To correct XBT profiles without simultaneous CTDs, we are forced to use precalculated fall-rate coefficients (A, B and transient). To examine how this may work, we compared elaborated datasets in which only the average values of fall-rate coefficients quoted in Eqs. (3), (4.1), and (4.2) were used. However, we were also constrained to use individually estimated transient values because the number of profiles in this research was not large enough to give statistically significant estimates of the transient value. We also applied the pure temperature corrections in their previously stated order [see Eqs. (1), (2.1), (2.2)].
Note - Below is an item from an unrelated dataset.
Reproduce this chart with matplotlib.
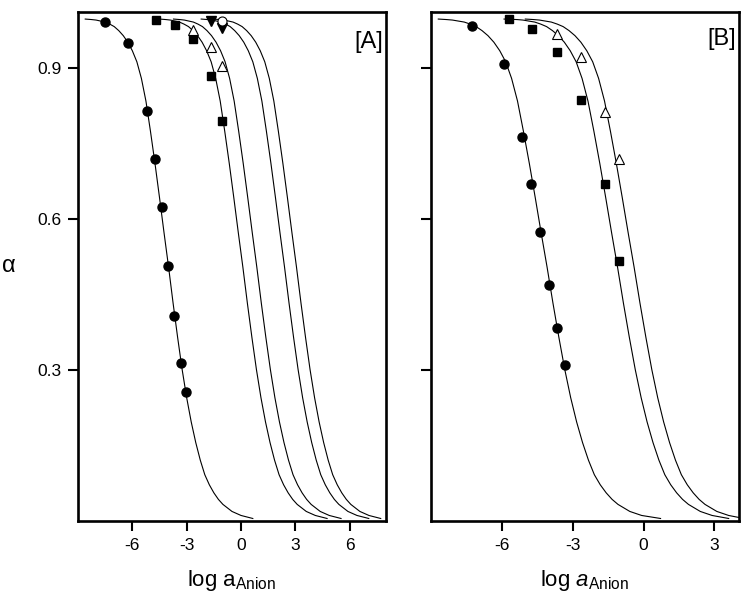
import numpy as np
import matplotlib
matplotlib.use("Agg")
import matplotlib.pyplot as plt

plt.rcParams["font.family"] = ["Liberation Sans", "DejaVu Sans"]
plt.rcParams["mathtext.fontset"] = "custom"
plt.rcParams["mathtext.rm"] = "Liberation Sans"
plt.rcParams["mathtext.it"] = "Liberation Sans:italic"
plt.rcParams["axes.unicode_minus"] = False

# alpha levels shared by all fitted curves
alpha_levels = [0.998, 0.997, 0.996, 0.994, 0.992, 0.988, 0.983, 0.975, 0.965, 0.952,
                0.935, 0.913, 0.880, 0.835, 0.775, 0.711, 0.643, 0.573, 0.505, 0.433,
                0.365, 0.301, 0.245, 0.197, 0.156, 0.121, 0.092, 0.072, 0.056, 0.043,
                0.033, 0.019, 0.011, 0.005]

# panel [A] curves: log a at each alpha level
curveA1_x = [-8.6, -8.25, -8.0, -7.75, -7.5, -7.25, -7.0, -6.75, -6.5, -6.25,
             -6.0, -5.75, -5.5, -5.25, -5.0, -4.75, -4.5, -4.25, -4.0, -3.75,
             -3.5, -3.25, -3.0, -2.75, -2.5, -2.25, -2.0, -1.75, -1.5, -1.25,
             -1.0, -0.5, 0.0, 0.65]
curveA2_x = [-4.5, -4.15, -3.9, -3.65, -3.4, -3.15, -2.9, -2.65, -2.4, -2.15,
             -1.9, -1.65, -1.4, -1.15, -0.9, -0.65, -0.4, -0.15, 0.1, 0.35,
             0.6, 0.85, 1.1, 1.35, 1.6, 1.85, 2.1, 2.35, 2.6, 2.85,
             3.1, 3.6, 4.1, 4.75]
curveA3_x = [-3.73, -3.38, -3.13, -2.88, -2.63, -2.38, -2.13, -1.88, -1.63, -1.38,
             -1.13, -0.88, -0.63, -0.38, -0.13, 0.12, 0.37, 0.62, 0.87, 1.12,
             1.37, 1.62, 1.87, 2.12, 2.37, 2.62, 2.87, 3.12, 3.37, 3.62,
             3.87, 4.37, 4.87, 5.52]
curveA4_x = [-2.2, -1.85, -1.6, -1.35, -1.1, -0.85, -0.6, -0.35, -0.1, 0.15,
             0.4, 0.65, 0.9, 1.15, 1.4, 1.65, 1.9, 2.15, 2.4, 2.65,
             2.9, 3.15, 3.4, 3.65, 3.9, 4.15, 4.4, 4.65, 4.9, 5.15,
             5.4, 5.9, 6.4, 7.05]
curveA5_x = [-1.54, -1.19, -0.94, -0.69, -0.44, -0.19, 0.06, 0.31, 0.56, 0.81,
             1.06, 1.31, 1.56, 1.81, 2.06, 2.31, 2.56, 2.81, 3.06, 3.31,
             3.56, 3.81, 4.06, 4.31, 4.56, 4.81, 5.06, 5.31, 5.56, 5.81,
             6.06, 6.56, 7.06, 7.71]

# panel [B] curves
curveB1_x = [-8.68, -8.33, -8.08, -7.83, -7.58, -7.33, -7.08, -6.83, -6.58, -6.33,
             -6.08, -5.83, -5.58, -5.33, -5.08, -4.83, -4.58, -4.33, -4.08, -3.83,
             -3.58, -3.33, -3.08, -2.83, -2.58, -2.33, -2.08, -1.83, -1.58, -1.33,
             -1.08, -0.58, -0.08, 0.72]
curveB2_x = [-5.9, -5.35, -5.1, -4.85, -4.6, -4.35, -4.1, -3.85, -3.6, -3.35,
             -3.1, -2.85, -2.6, -2.35, -2.1, -1.85, -1.6, -1.35, -1.1, -0.85,
             -0.6, -0.35, -0.1, 0.15, 0.4, 0.65, 0.9, 1.15, 1.4, 1.65,
             1.9, 2.4, 2.9, 3.6]
curveB3_x = [-5.0, -4.65, -4.4, -4.15, -3.9, -3.65, -3.4, -3.15, -2.9, -2.65,
             -2.4, -2.15, -1.9, -1.65, -1.4, -1.15, -0.9, -0.65, -0.4, -0.15,
             0.1, 0.35, 0.6, 0.85, 1.1, 1.35, 1.6, 1.85, 2.1, 2.35,
             2.6, 3.1, 3.6, 4.25]

# panel [A] measured points
A_circ_x = [-7.51, -6.23, -5.20, -4.75, -4.39, -4.01, -3.70, -3.33, -3.06]
A_circ_y = [0.992, 0.950, 0.816, 0.719, 0.624, 0.508, 0.407, 0.314, 0.257]
A_sq_x = [-4.71, -3.65, -2.65, -1.64, -1.04]
A_sq_y = [0.996, 0.987, 0.958, 0.885, 0.796]
A_tri_x = [-2.65, -1.68, -1.04]
A_tri_y = [0.976, 0.943, 0.905]
A_itri_x = [-1.64, -1.04]
A_itri_y = [0.994, 0.981]
A_ocirc_x = [-1.04]
A_ocirc_y = [0.994]

# panel [B] measured points
B_circ_x = [-7.25, -5.92, -5.14, -4.74, -4.37, -4.00, -3.68, -3.34]
B_circ_y = [0.984, 0.908, 0.764, 0.670, 0.575, 0.469, 0.383, 0.311]
B_sq_x = [-5.71, -4.71, -3.66, -2.66, -1.65, -1.05]
B_sq_y = [0.998, 0.978, 0.932, 0.837, 0.671, 0.517]
B_tri_x = [-3.66, -2.66, -1.65, -1.03]
B_tri_y = [0.969, 0.922, 0.813, 0.719]

fig = plt.figure(figsize=(7.47, 6.09), dpi=100)
axA = fig.add_axes([0.1044, 0.1445, 0.4123, 0.8366])
axB = fig.add_axes([0.5766, 0.1445, 0.4131, 0.8366])

lw = 0.8
for cx in [curveA1_x, curveA2_x, curveA3_x, curveA4_x, curveA5_x]:
  axA.plot(cx, alpha_levels, "k-", lw=lw)
for cx in [curveB1_x, curveB2_x, curveB3_x]:
  axB.plot(cx, alpha_levels, "k-", lw=lw)

axA.plot(A_circ_x, A_circ_y, "o", color="k", ms=6.5, ls="none")
axA.plot(A_sq_x, A_sq_y, "s", color="k", ms=5.8, ls="none")
axA.plot(A_tri_x, A_tri_y, "^", mfc="white", mec="k", mew=0.8, ms=7.5, ls="none")
axA.plot(A_itri_x, A_itri_y, "v", color="k", ms=7, ls="none")
axA.plot(A_ocirc_x, A_ocirc_y, "o", mfc="white", mec="k", mew=0.8, ms=6.5, ls="none")

axB.plot(B_circ_x, B_circ_y, "o", color="k", ms=6.5, ls="none")
axB.plot(B_sq_x, B_sq_y, "s", color="k", ms=5.8, ls="none")
axB.plot(B_tri_x, B_tri_y, "^", mfc="white", mec="k", mew=0.8, ms=7.5, ls="none")

axA.set_xlim(-9, 8)
axB.set_xlim(-9, 4.05)
axA.set_xticks([-6, -3, 0, 3, 6])
axB.set_xticks([-6, -3, 0, 3])

for ax in [axA, axB]:
  ax.set_ylim(0, 1.013)
  ax.set_yticks([0.3, 0.6, 0.9])
  for s in ax.spines.values():
    s.set_linewidth(1.9)
  ax.tick_params(direction="out", length=7, width=1.5, labelsize=12.5, pad=5)
  ax.xaxis.set_ticks_position("bottom")
  ax.yaxis.set_ticks_position("left")

axA.set_yticklabels(["0.3", "0.6", "0.9"])
axB.set_yticklabels([])

axA.set_xlabel(r"log a$_{\mathregular{Anion}}$", fontsize=16, labelpad=11)
axB.set_xlabel(r"log $\mathit{a}_{\mathregular{Anion}}$", fontsize=16, labelpad=11)
axA.set_ylabel("α", fontsize=17, labelpad=20, rotation=0, va="center")

axA.text(0.99, 0.962, "[A]", transform=axA.transAxes, ha="right", va="top", fontsize=17)
axB.text(0.99, 0.968, "[B]", transform=axB.transAxes, ha="right", va="top", fontsize=17)

fig.savefig("out.png", dpi=100)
The depth difference as a function of depth between corrected XBT and CTD profiles in group 1 is shown in Fig. 16, along with uncorrected profiles. The detection method adopted in this paper is the same as that in H95 (see H95, step 4). Before the corrections, mean depth differences variable from 0 to 25 m have been found within a depth range of 650 m, beyond the accuracy bar stated by the manufacturer (dotted black lines). The mean depth differences are about 4% (6.1% as a maximum value), which is well beyond the 2% nominal accuracy, and the maximum depth difference corresponds to about 40 m. This implies that the manufacturer’s fall-rate equation fails in estimating the depth of the T7 probes. On the other hand, there is almost no systematic bias after corrections, and most differences are within the stipulated bar in Fig. 16b, where the depth differences are dotted in blue. Three poor-quality profiles then discarded are also shown (light green, light blue, and pink dots in Fig. 16b). After these procedures, the maximum depth error becomes about 7–8 m at 650 m (about 1.1%).
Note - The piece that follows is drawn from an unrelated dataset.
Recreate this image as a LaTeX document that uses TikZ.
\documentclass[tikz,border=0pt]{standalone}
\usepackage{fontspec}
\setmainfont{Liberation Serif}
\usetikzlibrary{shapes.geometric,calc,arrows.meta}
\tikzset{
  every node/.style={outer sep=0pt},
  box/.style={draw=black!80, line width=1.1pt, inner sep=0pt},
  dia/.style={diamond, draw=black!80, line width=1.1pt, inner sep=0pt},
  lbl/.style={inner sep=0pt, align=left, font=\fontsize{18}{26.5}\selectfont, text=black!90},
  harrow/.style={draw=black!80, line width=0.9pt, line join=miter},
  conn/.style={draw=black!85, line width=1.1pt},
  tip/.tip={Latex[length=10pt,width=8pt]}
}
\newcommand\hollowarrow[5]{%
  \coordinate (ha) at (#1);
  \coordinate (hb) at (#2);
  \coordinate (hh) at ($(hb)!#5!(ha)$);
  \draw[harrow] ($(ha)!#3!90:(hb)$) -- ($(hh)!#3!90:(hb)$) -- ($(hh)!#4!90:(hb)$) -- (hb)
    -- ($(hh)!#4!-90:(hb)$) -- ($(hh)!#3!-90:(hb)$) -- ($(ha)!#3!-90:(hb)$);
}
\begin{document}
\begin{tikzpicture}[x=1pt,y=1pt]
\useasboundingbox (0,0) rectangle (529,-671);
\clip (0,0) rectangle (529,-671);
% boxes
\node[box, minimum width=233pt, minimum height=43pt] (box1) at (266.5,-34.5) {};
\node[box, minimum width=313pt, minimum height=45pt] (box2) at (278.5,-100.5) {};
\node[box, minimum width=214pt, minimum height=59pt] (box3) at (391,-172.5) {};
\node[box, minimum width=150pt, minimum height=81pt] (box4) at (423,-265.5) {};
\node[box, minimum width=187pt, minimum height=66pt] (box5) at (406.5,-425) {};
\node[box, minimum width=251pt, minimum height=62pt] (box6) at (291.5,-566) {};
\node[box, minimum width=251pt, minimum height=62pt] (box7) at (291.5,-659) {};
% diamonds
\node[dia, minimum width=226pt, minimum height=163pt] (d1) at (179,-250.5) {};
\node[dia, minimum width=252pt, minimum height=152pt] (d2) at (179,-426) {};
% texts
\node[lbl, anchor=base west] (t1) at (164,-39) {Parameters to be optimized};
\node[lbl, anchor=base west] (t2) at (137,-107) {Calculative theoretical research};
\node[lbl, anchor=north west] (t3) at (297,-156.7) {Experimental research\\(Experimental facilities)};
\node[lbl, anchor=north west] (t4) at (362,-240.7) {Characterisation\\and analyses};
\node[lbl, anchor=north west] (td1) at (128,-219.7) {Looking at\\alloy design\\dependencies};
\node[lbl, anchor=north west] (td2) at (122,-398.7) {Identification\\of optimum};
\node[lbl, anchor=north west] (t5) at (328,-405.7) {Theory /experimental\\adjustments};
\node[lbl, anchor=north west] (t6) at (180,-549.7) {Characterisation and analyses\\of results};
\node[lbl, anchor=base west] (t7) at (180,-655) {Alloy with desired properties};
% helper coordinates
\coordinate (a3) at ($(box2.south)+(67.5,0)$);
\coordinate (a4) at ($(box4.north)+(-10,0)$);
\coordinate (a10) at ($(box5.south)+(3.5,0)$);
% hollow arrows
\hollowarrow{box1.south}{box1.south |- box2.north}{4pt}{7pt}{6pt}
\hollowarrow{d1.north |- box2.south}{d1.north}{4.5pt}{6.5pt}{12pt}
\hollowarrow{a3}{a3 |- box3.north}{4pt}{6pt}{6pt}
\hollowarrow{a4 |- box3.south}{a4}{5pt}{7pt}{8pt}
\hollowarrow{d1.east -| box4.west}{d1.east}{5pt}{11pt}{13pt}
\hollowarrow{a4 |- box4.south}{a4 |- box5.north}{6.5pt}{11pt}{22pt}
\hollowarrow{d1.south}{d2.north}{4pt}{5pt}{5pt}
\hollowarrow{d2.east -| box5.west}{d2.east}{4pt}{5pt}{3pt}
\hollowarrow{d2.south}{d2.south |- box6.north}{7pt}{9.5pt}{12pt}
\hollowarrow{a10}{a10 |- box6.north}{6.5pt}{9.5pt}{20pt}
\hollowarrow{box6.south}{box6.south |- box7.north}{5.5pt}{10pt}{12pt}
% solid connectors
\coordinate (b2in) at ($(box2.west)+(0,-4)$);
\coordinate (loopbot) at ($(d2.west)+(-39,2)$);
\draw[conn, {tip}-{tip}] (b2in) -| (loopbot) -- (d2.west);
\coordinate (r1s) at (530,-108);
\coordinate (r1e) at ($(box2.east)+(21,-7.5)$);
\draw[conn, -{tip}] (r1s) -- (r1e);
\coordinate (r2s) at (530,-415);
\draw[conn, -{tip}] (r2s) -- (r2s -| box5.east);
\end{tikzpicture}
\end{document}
Furthermore, the profiles of the mean temperature difference and the standard deviation after the application of the average (A, B) coefficients, pure temperature, and individual transient correction are shown in Figs. 17 and 18 (blue lines), and compared with original profiles without any corrections (red lines). There is a significant improvement: the mean temperature difference reduces to less than 0.1°C for both the groups. In detail, the disagreement in group 1 is larger where the larger temperature gradients occur (0–200 and 500–700 m), but decreases sharply otherwise, with a maximum difference of 0.03°C between 200 and 500 m. However, in group 2, the maximum temperature difference in the upper ocean (0–100 m) is about 0.1°C, with a steep decrease to less than 0.02°C below that depth. Additionally, the mean standard deviations are largely reduced for both groups. The main improvement appears in the mixed layer and thermocline region (from the surface down to 200 m, from 400 to 700 m for group 1, and down to 200 m for both subsets of group 2), and near the bottom.
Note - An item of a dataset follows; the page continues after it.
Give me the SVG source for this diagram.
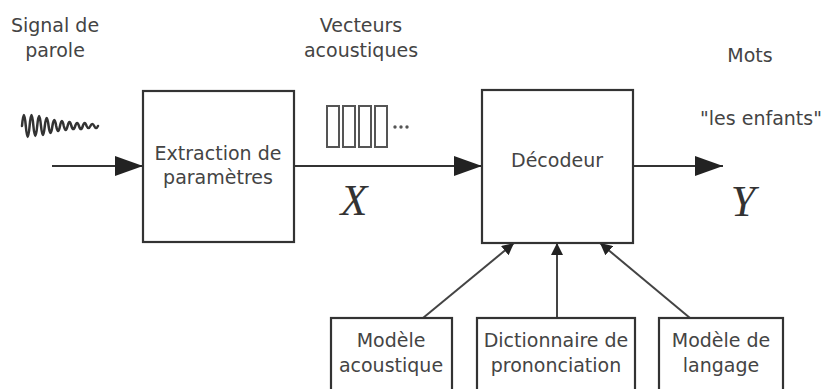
<svg xmlns="http://www.w3.org/2000/svg" width="824" height="389" viewBox="0 0 824 389">
<style>
.t{font-family:"DejaVu Sans",sans-serif;font-size:19px;fill:#444;text-anchor:middle}
.m{font-family:"Liberation Serif",serif;font-style:italic;font-size:44px;fill:#333;text-anchor:middle}
.box{fill:#fff;stroke:#333;stroke-width:2.2}
.ln{fill:none;stroke:#333;stroke-width:2.2}
.ln2{fill:none;stroke:#444;stroke-width:2}
</style>
<defs>
<marker id="big" viewBox="0 0 28 20" refX="28" refY="10" markerWidth="28" markerHeight="20" markerUnits="userSpaceOnUse" orient="auto"><path d="M0,0 L28,10 L0,20 z" fill="#222"/></marker>
<marker id="small" viewBox="0 0 12 12" refX="12" refY="6" markerWidth="12" markerHeight="12" markerUnits="userSpaceOnUse" orient="auto"><path d="M0,0 L12,6 L0,12 z" fill="#222"/></marker>
</defs>
<rect width="824" height="389" fill="#fff"/>
<g id="labels">
<text class="t" x="55" y="32">Signal de</text>
<text class="t" x="55" y="57">parole</text>
<text class="t" x="361" y="32">Vecteurs</text>
<text class="t" x="361" y="57">acoustiques</text>
<text class="t" x="750" y="62">Mots</text>
<text class="t" x="761" y="125">"les enfants"</text>
<text class="m" x="354" y="215">X</text>
<text class="m" x="743" y="216">Y</text>
</g>
<g id="wave">
<path fill="none" stroke="#333" stroke-width="2.5" stroke-linejoin="round" stroke-linecap="round" d="M22,126 q1.9,-22 3.8,0 q1.9,22 3.8,0 q1.9,-22 3.8,0 q1.9,20 3.8,0 q1.9,-20 3.8,0 q1.9,18 3.8,0 q1.9,-16 3.8,0 q1.9,14 3.8,0 q1.9,-12 3.8,0 q1.9,10 3.8,0 q1.9,-10 3.8,0 q1.9,8 3.8,0 q1.9,-8 3.8,0 q1.9,6 3.8,0 q1.9,-6 3.8,0 q1.9,6 3.8,0 q1.9,-6 3.8,0 q1.9,4 3.8,0 q1.9,-4 3.8,0 q1.9,4 3.8,0"/>
</g>
<g id="vectors" fill="none" stroke="#555" stroke-width="2">
<rect x="327" y="106" width="12" height="41"/>
<rect x="343" y="106" width="12" height="41"/>
<rect x="359" y="106" width="12" height="41"/>
<rect x="375" y="106" width="12" height="41"/>
<g fill="#555" stroke="none">
<circle cx="395" cy="127" r="1.7"/><circle cx="401" cy="127" r="1.7"/><circle cx="407" cy="127" r="1.7"/>
</g>
</g>
<g id="connectors">
<line class="ln" x1="52" y1="166" x2="143" y2="166" marker-end="url(#big)"/>
<line class="ln" x1="294" y1="166" x2="482" y2="166" marker-end="url(#big)"/>
<line class="ln" x1="633" y1="166" x2="723" y2="166" marker-end="url(#big)"/>
<line class="ln2" x1="423" y1="318" x2="514" y2="243" marker-end="url(#small)"/>
<line class="ln2" x1="557" y1="318" x2="557" y2="243" marker-end="url(#small)"/>
<line class="ln2" x1="690" y1="318" x2="600" y2="243" marker-end="url(#small)"/>
</g>
<g id="extraction">
<rect class="box" x="143" y="91" width="151" height="151"/>
<text class="t" x="218" y="160">Extraction de</text>
<text class="t" x="218" y="184">paramètres</text>
</g>
<g id="decodeur">
<rect class="box" x="482" y="90" width="151" height="153"/>
<text class="t" x="557" y="167">Décodeur</text>
</g>
<g id="modele-acoustique">
<rect class="box" x="331" y="318" width="121" height="85"/>
<text class="t" x="391" y="347">Modèle</text>
<text class="t" x="391" y="372">acoustique</text>
</g>
<g id="dictionnaire">
<rect class="box" x="477" y="318" width="158" height="85"/>
<text class="t" x="556" y="347">Dictionnaire de</text>
<text class="t" x="556" y="372">prononciation</text>
</g>
<g id="modele-langage">
<rect class="box" x="659" y="318" width="124" height="85"/>
<text class="t" x="721" y="347">Modèle de</text>
<text class="t" x="721" y="372">langage</text>
</g>
</svg>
e. XBT corrections using the mean value of the transient

The observed depth discrepancy of the isothermal depth between XBT and CTD profiles, usually ascribed to the transient effect, differs from probe to probe and from cruise to cruise; nevertheless, it is more convenient to use a constant-transient-correction term in the fall-rate equation when historical XBT profiles are corrected. Thus, in this section, the correction of a mean value of the transient is introduced and checked.

We applied the fall-rate equations with average (A, B and transient) coefficients [see Eqs. (3), (4.1), (4.2)] to the XBT profiles, and then the pure temperature corrections [see Eqs. (1), (2.1), (2.2)]. The corresponding depth–mean temperature differences between corrected XBT profiles and simultaneous CTD profiles and their standard deviations are presented for the two groups, respectively, in Fig. 17 and Fig. 18 (deep green lines). The use of the average transient can still improve the data as well as the individual corrections of the transient, though a little larger temperature differences and standard deviations occur mainly near the surface. This suggests that it is necessary in practice to apply a constant transient term to the fall-rate equation so as to obtain more reliable XBT profiles, but its value needs to be carefully estimated for different types of probe, water properties, and so on.